One of the great misconceptions of the pre-nuptial agreement is that, as a legally binding contract, once everything has been signed “on the dotted line,” this means that the document can no longer be questioned or contested. In fact, nothing could be further from the truth. While a pre-nup is indeed designed to lock down certain things, and a provide some structure and certainty in the event of a divorce, that doesn’t mean that it can’t be contested.

And one of the things that, in a divorce case, a pre-nup can be easily challenged on is when the conditions in the pre-nup actually violate the law.

You Can’t Make Your Own Rules

One of the ways that a pre-nuptial agreement can be completely invalidated, even if it’s signed, is when it comes to child support. There are strict laws in place for how child support works, so, in the event of a divorce, if a pre-nup attempts to negate, nullify, or otherwise ignore what the law has already laid out in terms of who is responsible for child support, that pre-nup-or at least that portion of the pre-nup-is unlikely to be recognized or honored in a court of law.

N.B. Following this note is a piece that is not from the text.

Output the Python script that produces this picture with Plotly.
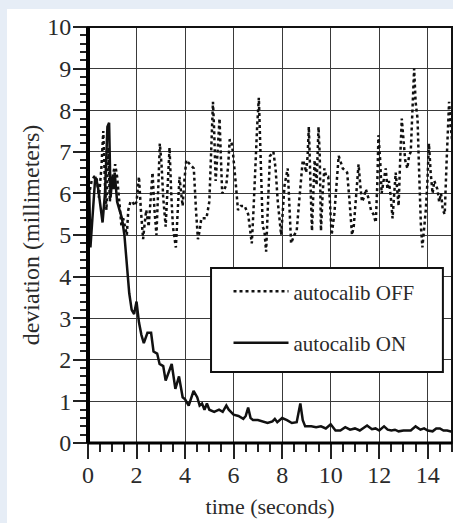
import plotly.graph_objects as go

# autocalib OFF (dotted)
t_off = [0.0, 0.05, 0.15, 0.25, 0.35, 0.45, 0.55, 0.63, 0.7, 0.76, 0.84, 0.9, 0.97, 1.04, 1.12, 1.2, 1.3, 1.38, 1.45, 1.52, 1.6, 1.66, 1.75, 1.84, 1.92, 2.0, 2.1, 2.18, 2.27, 2.34, 2.4, 2.5, 2.58, 2.66, 2.74, 2.82, 2.9, 2.96, 3.03, 3.1, 3.2, 3.28, 3.36, 3.43, 3.5, 3.62, 3.7, 3.77, 3.84, 3.9, 3.97, 4.05, 4.2, 4.36, 4.45, 4.53, 4.6, 4.67, 4.78, 4.88, 5.0, 5.08, 5.15, 5.2, 5.26, 5.34, 5.42, 5.48, 5.53, 5.62, 5.7, 5.78, 5.84, 5.92, 5.97, 6.08, 6.18, 6.3, 6.45, 6.6, 6.75, 6.82, 6.9, 6.97, 7.04, 7.12, 7.2, 7.27, 7.34, 7.42, 7.5, 7.64, 7.73, 7.82, 7.9, 7.96, 8.03, 8.1, 8.23, 8.3, 8.37, 8.5, 8.6, 8.7, 8.78, 8.85, 8.92, 8.99, 9.05, 9.1, 9.17, 9.23, 9.28, 9.34, 9.42, 9.5, 9.55, 9.6, 9.67, 9.74, 9.82, 9.9, 9.97, 10.04, 10.15, 10.24, 10.33, 10.5, 10.68, 10.78, 10.88, 10.95, 11.0, 11.08, 11.15, 11.22, 11.29, 11.37, 11.45, 11.55, 11.66, 11.76, 11.86, 11.92, 11.97, 12.04, 12.1, 12.18, 12.27, 12.34, 12.4, 12.48, 12.55, 12.62, 12.68, 12.74, 12.8, 12.87, 12.93, 13.0, 13.07, 13.16, 13.23, 13.3, 13.37, 13.44, 13.5, 13.58, 13.63, 13.67, 13.72, 13.78, 13.85, 13.92, 13.98, 14.05, 14.12, 14.2, 14.27, 14.33, 14.4, 14.47, 14.55, 14.62, 14.7, 14.78, 14.88, 14.95, 15.0]
d_off = [6.2, 6.0, 6.3, 6.4, 6.4, 5.9, 6.6, 7.5, 6.2, 5.6, 7.1, 5.8, 6.3, 6.5, 6.7, 6.4, 5.8, 5.2, 5.4, 5.2, 5.0, 5.6, 5.8, 5.8, 5.7, 5.8, 6.4, 5.6, 4.9, 5.3, 5.6, 5.2, 6.0, 6.5, 5.6, 5.0, 6.2, 7.2, 6.7, 5.9, 5.2, 6.3, 7.1, 6.0, 5.2, 4.7, 5.6, 6.4, 6.0, 5.7, 6.3, 6.8, 6.7, 6.6, 5.6, 4.9, 5.1, 5.4, 5.4, 5.4, 5.8, 6.9, 8.2, 7.5, 6.3, 7.0, 7.8, 6.8, 6.0, 6.1, 6.2, 6.7, 7.3, 7.2, 7.0, 6.3, 5.6, 5.7, 5.7, 5.5, 4.8, 5.6, 6.8, 7.6, 8.3, 6.6, 5.2, 5.1, 4.6, 5.8, 6.9, 7.0, 6.6, 5.8, 5.4, 5.0, 5.6, 6.2, 6.6, 5.6, 4.8, 5.0, 5.1, 5.8, 6.4, 6.8, 6.7, 6.5, 6.9, 7.6, 6.2, 5.1, 5.9, 6.8, 6.2, 7.6, 6.9, 5.1, 6.0, 6.6, 6.4, 6.4, 5.8, 5.0, 5.5, 6.2, 6.9, 6.6, 6.5, 5.8, 5.0, 5.2, 5.6, 6.1, 6.7, 6.2, 5.8, 5.9, 6.1, 5.9, 5.6, 5.5, 5.3, 6.2, 7.4, 6.8, 6.0, 6.3, 6.6, 6.1, 6.3, 5.9, 5.4, 6.0, 6.5, 6.1, 5.7, 6.9, 7.8, 7.3, 6.8, 6.6, 6.9, 7.0, 8.0, 9.0, 8.2, 7.8, 6.8, 5.8, 5.2, 4.7, 5.1, 5.6, 6.2, 7.2, 6.5, 6.0, 6.3, 6.2, 6.1, 5.8, 6.0, 5.6, 5.5, 6.8, 8.2, 7.6, 7.3]

# autocalib ON (solid)
t_on = [0.0, 0.05, 0.1, 0.2, 0.3, 0.4, 0.5, 0.6, 0.7, 0.8, 0.87, 0.93, 1.0, 1.05, 1.1, 1.2, 1.3, 1.4, 1.5, 1.6, 1.7, 1.8, 1.9, 2.0, 2.1, 2.2, 2.3, 2.45, 2.6, 2.7, 2.85, 2.95, 3.1, 3.2, 3.3, 3.45, 3.6, 3.75, 3.9, 4.0, 4.15, 4.35, 4.5, 4.6, 4.7, 4.8, 4.9, 5.0, 5.2, 5.4, 5.55, 5.7, 5.8, 6.0, 6.2, 6.4, 6.5, 6.6, 6.7, 6.8, 7.0, 7.2, 7.4, 7.6, 7.7, 7.8, 8.0, 8.2, 8.4, 8.6, 8.75, 8.85, 8.95, 9.2, 9.4, 9.6, 9.8, 10.0, 10.2, 10.4, 10.6, 10.8, 11.0, 11.2, 11.35, 11.5, 11.7, 11.85, 12.0, 12.2, 12.35, 12.5, 12.65, 12.8, 13.0, 13.15, 13.3, 13.5, 13.7, 13.85, 14.0, 14.2, 14.35, 14.5, 14.65, 14.8, 15.0]
d_on = [6.3, 6.1, 4.7, 5.5, 6.4, 6.2, 5.8, 5.3, 6.0, 7.6, 7.7, 5.9, 6.4, 6.1, 6.5, 5.8, 5.6, 5.4, 5.0, 4.3, 3.6, 3.2, 3.1, 3.4, 2.9, 2.6, 2.4, 2.65, 2.65, 2.2, 2.15, 1.9, 1.85, 1.5, 1.65, 1.9, 1.3, 1.6, 1.1, 1.05, 0.9, 1.25, 1.1, 0.9, 0.95, 0.8, 0.95, 0.8, 0.75, 0.8, 0.75, 0.9, 0.8, 0.68, 0.65, 0.58, 0.65, 0.85, 0.6, 0.55, 0.55, 0.52, 0.48, 0.52, 0.58, 0.5, 0.6, 0.55, 0.48, 0.5, 0.95, 0.55, 0.4, 0.4, 0.38, 0.4, 0.35, 0.45, 0.3, 0.3, 0.38, 0.32, 0.35, 0.3, 0.35, 0.42, 0.33, 0.35, 0.3, 0.4, 0.32, 0.3, 0.32, 0.28, 0.3, 0.3, 0.3, 0.4, 0.32, 0.35, 0.3, 0.28, 0.35, 0.35, 0.3, 0.3, 0.27]

x_ticks = [0, 2, 4, 6, 8, 10, 12, 14]
y_ticks = [0, 1, 2, 3, 4, 5, 6, 7, 8, 9, 10]

FONT = "Liberation Serif, Times New Roman, serif"
TXT = "#2a2a2a"

fig = go.Figure()
fig.add_trace(go.Scatter(x=t_off, y=d_off, mode="lines", name="autocalib OFF",
                         legendgroup="off",
                         line=dict(color="#111111", width=2.5, dash="dot")))
fig.add_trace(go.Scatter(x=t_on, y=d_on, mode="lines", name="autocalib ON",
                         legendgroup="on",
                         line=dict(color="#111111", width=2.5)))

fig.update_layout(
    width=453, height=523,
    margin=dict(l=88, r=1, t=27, b=80),
    paper_bgcolor="#e6edf6",
    plot_bgcolor="white",
    font=dict(family=FONT, size=22, color=TXT),
    showlegend=True,
    legend=dict(x=0.386, y=0.413, xanchor="left", yanchor="top",
                bgcolor="rgba(0,0,0,0)", borderwidth=0,
                font=dict(family=FONT, size=21, color=TXT),
                itemwidth=55, tracegroupgap=21, traceorder="grouped"),
    shapes=[
        # white page panel
        dict(type="rect", xref="paper", yref="paper", x0=-0.2225, x1=1.02,
             y0=-0.3, y1=1.0433, fillcolor="white", line=dict(width=0), layer="below"),
        # plot frame
        dict(type="rect", xref="paper", yref="paper", x0=0, x1=1, y0=0, y1=1,
             line=dict(color="#111111", width=2), layer="above"),
        dict(type="line", xref="paper", yref="paper", x0=0, x1=0, y0=0, y1=1,
             line=dict(color="#000000", width=4), layer="above"),
        dict(type="line", xref="paper", yref="paper", x0=0, x1=1, y0=0, y1=0,
             line=dict(color="#000000", width=3), layer="above"),
        # legend box
        dict(type="rect", xref="paper", yref="paper", x0=0.338, x1=0.975,
             y0=0.1707, y1=0.4207, fillcolor="white",
             line=dict(color="#111111", width=2), layer="above"),
    ],
)

fig.update_xaxes(
    range=[0, 15], tickvals=x_ticks, ticks="outside", ticklen=15, tickwidth=1.5,
    tickcolor="#222222", showgrid=True, gridcolor="#3a3a3a", gridwidth=1.4,
    zeroline=False, showline=False, tickfont=dict(family=FONT, size=24, color=TXT),
    ticklabelstandoff=-5,
    minor=dict(dtick=0.5, ticks="outside", ticklen=8, tickwidth=1.5,
               tickcolor="#222222", showgrid=False),
    title=dict(text="time (seconds)", standoff=11,
               font=dict(family=FONT, size=22, color=TXT)),
)
fig.update_yaxes(
    range=[0, 10], tickvals=y_ticks, ticks="outside", ticklen=14, tickwidth=1.5,
    tickcolor="#222222", showgrid=True, gridcolor="#3a3a3a", gridwidth=1.4,
    zeroline=False, showline=False, tickfont=dict(family=FONT, size=24, color=TXT),
    ticklabelstandoff=-3,
    minor=dict(dtick=0.2, ticks="outside", ticklen=7, tickwidth=2,
               tickcolor="#222222", showgrid=False),
    title=dict(text="deviation (millimeters)", standoff=0,
               font=dict(family=FONT, size=24, color=TXT)),
)

fig.write_html("out.html")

Any conditions of a pre-nuptial agreement that, under ordinary circumstances, would be considered illegal, are not suddenly legal because both people signed to it in a pre-nup. When you are creating a pre-nuptial agreement for the possibility of divorce, it’s best not to try to create this document yourself, with what you think are “fair terms.” Instead, because this going to be a legal document, get it created and vetted by people with legal expertise, such as divorce lawyers, who can ensure that, should a divorce take place, the pre-nup will provide solid, legally enforceable guidance on what happens next.